[WHAT YOU ARE ASKED TO DO]: Skip the pictures. Set down, word for word, the lines from the start of the material up to and including the line with "Chart.register(...registerables);".

──────── SOURCE DATA ────────

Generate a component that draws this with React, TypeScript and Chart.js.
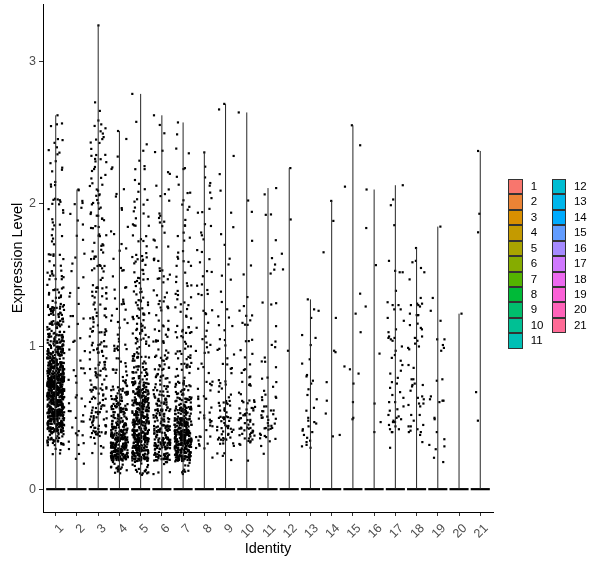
import React, { useEffect, useRef } from 'react';
import { Chart, registerables } from 'chart.js';

Chart.register(...registerables);

// ---------- data ----------
const identities = ['1', '2', '3', '4', '5', '6', '7', '8', '9', '10', '11', '12', '13', '14', '15', '16', '17', '18', '19', '20', '21'];

// number of non-zero cells per 0.1-wide expression bin (bin k covers [0.1k, 0.1k+0.1))
const binWidth = 0.1;
const binCounts: number[][] = [
  [0, 0, 4, 32, 90, 115, 125, 120, 100, 65, 45, 34, 27, 13, 10, 8, 6, 5, 5, 5, 5, 4, 5, 4, 3, 3],
  [0, 1, 3, 6, 5, 4, 4, 3, 4, 3, 3, 3, 3, 2, 2, 2, 2, 2, 2, 3, 3],
  [0, 0, 3, 13, 19, 17, 14, 14, 14, 12, 12, 10, 10, 9, 8, 9, 7, 8, 7, 7, 7, 6, 6, 6, 6, 5, 1, 1],
  [0, 16, 100, 90, 50, 38, 26, 12, 8, 7, 6, 5, 5, 4, 3, 3, 3, 2, 2, 2, 2, 1, 2, 1, 1],
  [0, 20, 80, 90, 68, 66, 60, 32, 21, 15, 14, 12, 12, 10, 9, 8, 7, 6, 5, 5, 4, 3, 3, 2, 1, 1],
  [0, 6, 44, 50, 38, 30, 23, 16, 12, 10, 9, 8, 7, 6, 5, 5, 4, 4, 3, 3, 3, 2, 2, 2, 1, 1],
  [0, 11, 90, 110, 78, 44, 27, 16, 12, 10, 9, 8, 7, 6, 5, 5, 4, 4, 3, 3, 3, 2, 2, 2, 1],
  [0, 0, 3, 8, 8, 6, 5, 5, 4, 4, 4, 3, 4, 4, 3, 3, 3, 3, 2, 3, 2, 3, 1],
  [0, 0, 4, 15, 18, 14, 8, 6, 5, 4, 3, 3, 3, 2, 2, 1, 1, 2, 1, 1, 1, 0, 1, 1, 0, 0, 1],
  [0, 0, 1, 15, 18, 12, 8, 6, 4, 3, 3, 4, 4, 1, 0, 2, 0, 1, 0, 1, 1],
  [0, 0, 1, 8, 12, 10, 6, 4, 3, 2, 2, 1, 1, 2, 0, 3, 1, 1, 0, 2, 1],
  [], [], [], [], [], [], [], [], [], [],
];

// individually read values (sparse identities, and the top cell of the dense ones)
const listedValues: number[][] = [
  [2.62],
  [2.10],
  [3.25],
  [2.51],
  [2.77],
  [2.62],
  [2.57],
  [2.36],
  [2.70],
  [2.64],
  [2.11],
  [0.97, 1.54, 1.65, 1.89, 2.25],
  [0.29, 0.30, 0.31, 0.33, 0.34, 0.36, 0.38, 0.40, 0.41, 0.42, 0.44, 0.46, 0.47, 0.48, 0.50, 0.55, 0.57, 0.63, 0.66, 0.70, 0.74, 0.76, 0.79, 0.80, 0.88, 0.91, 1.01, 1.06, 1.08, 1.20, 1.25, 1.26, 1.33],
  [0.37, 0.38, 0.53, 0.62, 0.75, 0.96, 0.97, 1.20, 1.66, 1.88, 2.02],
  [0.49, 0.50, 0.61, 0.74, 0.81, 0.84, 0.86, 1.10, 1.23, 1.37, 2.12, 2.41, 2.55],
  [0.40, 0.47, 0.60, 0.95, 1.28, 1.57, 1.83, 2.10],
  [0.29, 0.40, 0.40, 0.42, 0.42, 0.44, 0.45, 0.47, 0.47, 0.48, 0.49, 0.50, 0.51, 0.52, 0.55, 0.56, 0.58, 0.61, 0.61, 0.64, 0.66, 0.68, 0.71, 0.74, 0.75, 0.78, 0.81, 0.83, 0.87, 0.90, 0.92, 0.94, 0.97, 1.00, 1.04, 1.05, 1.06, 1.06, 1.07, 1.10, 1.12, 1.18, 1.20, 1.26, 1.26, 1.29, 1.29, 1.31, 1.39, 1.52, 1.52, 1.53, 1.60, 1.85, 1.99, 2.03, 2.13],
  [0.33, 0.38, 0.40, 0.40, 0.41, 0.42, 0.44, 0.44, 0.45, 0.48, 0.52, 0.52, 0.58, 0.59, 0.60, 0.60, 0.63, 0.64, 0.65, 0.69, 0.72, 0.73, 0.73, 0.74, 0.77, 0.77, 0.85, 0.87, 0.98, 0.99, 1.00, 1.02, 1.04, 1.06, 1.07, 1.12, 1.13, 1.15, 1.16, 1.22, 1.22, 1.22, 1.23, 1.28, 1.29, 1.29, 1.30, 1.30, 1.34, 1.47, 1.52, 1.55, 1.59, 1.60, 1.69],
  [0.19, 0.22, 0.28, 0.30, 0.31, 0.35, 0.40, 0.49, 0.50, 0.61, 0.62, 0.62, 0.63, 0.65, 0.76, 0.77, 0.97, 0.99, 1.01, 1.05, 1.05, 1.18, 1.25, 1.34, 1.84],
  [1.23],
  [0.48, 0.68, 1.80, 1.93, 2.37],
];

const yTicks = [0, 1, 2, 3];
const yRange = [-0.16, 3.40];
const xTitle = 'Identity';
const yTitle = 'Expression Level';

// ---------- styling helpers ----------
const FONT = '"Liberation Sans", Arial, Helvetica, sans-serif';

// reproducible spreading (geom_jitter style) inside a bin / across the jitter width
function spread(n: number): number {
  const s = Math.sin(n * 12.9898 + 78.233) * 43758.5453;
  return s - Math.floor(s);
}

// ggplot2 default hue palette (hcl, c = 100, l = 65)
function hcl(h: number, c: number, l: number): string {
  const hr = (h * Math.PI) / 180;
  const U = c * Math.cos(hr);
  const V = c * Math.sin(hr);
  const Xn = 95.047, Yn = 100, Zn = 108.883;
  const Y = Yn * (l > 8 ? Math.pow((l + 16) / 116, 3) : l / 903.2963);
  const un = (4 * Xn) / (Xn + 15 * Yn + 3 * Zn);
  const vn = (9 * Yn) / (Xn + 15 * Yn + 3 * Zn);
  const u = U / (13 * l) + un;
  const v = V / (13 * l) + vn;
  const X = (Y * 9 * u) / (4 * v);
  const Z = (Y * (12 - 3 * u - 20 * v)) / (4 * v);
  const x = X / 100, y = Y / 100, z = Z / 100;
  const lin = [
    3.240479 * x - 1.53715 * y - 0.498535 * z,
    -0.969256 * x + 1.875992 * y + 0.041556 * z,
    0.055648 * x - 0.204043 * y + 1.057311 * z,
  ];
  const g = (t: number) => {
    const s = t <= 0.0031308 ? 12.92 * t : 1.055 * Math.pow(t, 1 / 2.4) - 0.055;
    return Math.round(255 * Math.min(1, Math.max(0, s)));
  };
  return `rgb(${lin.map(g).join(',')})`;
}

const palette = identities.map((_, i) => hcl(15 + (360 / identities.length) * i, 100, 65));

export default function App() {
  const canvasRef = useRef<HTMLCanvasElement>(null);

  useEffect(() => {
    const canvas = canvasRef.current;
    if (!canvas) return;

    const points: { x: number; y: number }[] = [];
    const datasets: any[] = [];
    let t = 0;

    identities.forEach((_, g) => {
      const center = g + 1;
      const values: number[] = [];
      binCounts[g].forEach((n, k) => {
        for (let j = 0; j < n; j++) {
          values.push((k + spread(t * 2 + 1)) * binWidth);
          t++;
        }
      });
      listedValues[g].forEach((v) => values.push(v));
      values.forEach((v) => {
        points.push({ x: center + (spread(t * 2 + 7.3) - 0.5) * 0.8, y: v });
        t++;
      });
      const top = Math.max(...values);

      // violin: a thin stem up to the top cell, and the wide flat base at zero
      datasets.push({
        type: 'line',
        data: [{ x: center, y: 0 }, { x: center, y: top }],
        borderColor: '#262626',
        borderWidth: 1,
        pointRadius: 0,
        showLine: true,
        fill: false,
      });
      datasets.push({
        type: 'line',
        data: [{ x: center - 0.45, y: 0 }, { x: center + 0.45, y: 0 }],
        borderColor: '#000000',
        backgroundColor: palette[g],
        borderWidth: 2.2,
        pointRadius: 0,
        showLine: true,
        fill: false,
      });
    });

    datasets.push({
      type: 'scatter',
      data: points,
      pointStyle: 'rect',
      pointRadius: 1.55,
      backgroundColor: '#000000',
      borderWidth: 0,
    });

    const chart = new Chart(canvas, {
      type: 'scatter',
      data: { datasets },
      options: {
        animation: false,
        responsive: true,
        maintainAspectRatio: false,
        devicePixelRatio: 1,
        events: [],
        layout: { padding: { left: 0, right: 107, top: 3, bottom: 0 } },
        plugins: { legend: { display: false }, tooltip: { enabled: false } },
        scales: {
          x: {
            type: 'linear',
            min: 0.4,
            max: identities.length + 0.6,
            afterBuildTicks: (s: any) => {
              s.ticks = identities.map((_, i) => ({ value: i + 1 }));
            },
            afterFit: (s: any) => {
              s.height = 56;
              s.paddingLeft = 0;
              s.paddingRight = 0;
            },
            ticks: {
              autoSkip: false,
              minRotation: 45,
              maxRotation: 45,
              padding: 5,
              labelOffset: 6,
              color: '#4D4D4D',
              font: { family: FONT, size: 12.5 },
              callback: (_v: any, i: number) => identities[i],
            },
            grid: { display: true, drawOnChartArea: false, drawTicks: true, tickLength: 4, color: '#333333', lineWidth: 1 },
            border: { display: true, color: '#000000', width: 1 },
            title: {
              display: true,
              text: xTitle,
              color: '#000000',
              font: { family: FONT, size: 14.5 },
              padding: { top: 0, bottom: 10 },
            },
          },
          y: {
            type: 'linear',
            min: yRange[0],
            max: yRange[1],
            afterBuildTicks: (s: any) => {
              s.ticks = yTicks.map((v) => ({ value: v }));
            },
            afterFit: (s: any) => {
              s.width = 43;
              s.paddingTop = 0;
              s.paddingBottom = 0;
            },
            ticks: {
              padding: 3,
              color: '#4D4D4D',
              font: { family: FONT, size: 12.5 },
              callback: (v: any) => String(v),
            },
            grid: { display: true, drawOnChartArea: false, drawTicks: true, tickLength: 4, color: '#333333', lineWidth: 1 },
            border: { display: true, color: '#000000', width: 1 },
            title: {
              display: true,
              text: yTitle,
              color: '#000000',
              font: { family: FONT, size: 14.5 },
              padding: { top: 9, bottom: 0 },
            },
          },
        },
      },
    });

    return () => chart.destroy();
  }, []);

  const rowPitch = 15.43;
  const legendTop = 179;
  const perColumn = 11;

  return (
    <div style={{ position: 'absolute', left: 0, top: 0, width: 600, height: 568, background: '#ffffff' }}>
      <canvas ref={canvasRef} />
      {identities.map((id, i) => {
        const col = i < perColumn ? 0 : 1;
        const row = col === 0 ? i : i - perColumn;
        const boxLeft = col === 0 ? 508.3 : 551.5;
        const top = legendTop + row * rowPitch;
        return (
          <React.Fragment key={id}>
            <div
              style={{
                position: 'absolute',
                left: boxLeft,
                top,
                width: 14.6,
                height: rowPitch,
                boxSizing: 'border-box',
                border: '1px solid #333333',
                background: palette[i],
              }}
            />
            <div
              style={{
                position: 'absolute',
                left: boxLeft + 22.4,
                top,
                height: rowPitch,
                lineHeight: `${rowPitch}px`,
                fontFamily: FONT,
                fontSize: 11.5,
                color: '#000000',
                whiteSpace: 'nowrap',
              }}
            >
              {id}
            </div>
          </React.Fragment>
        );
      })}
    </div>
  );
}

────────

[RESPONSE]:
Generate a component that draws this with React, TypeScript and Chart.js.
import React, { useEffect, useRef } from 'react';
import { Chart, registerables } from 'chart.js';

Chart.register(...registerables);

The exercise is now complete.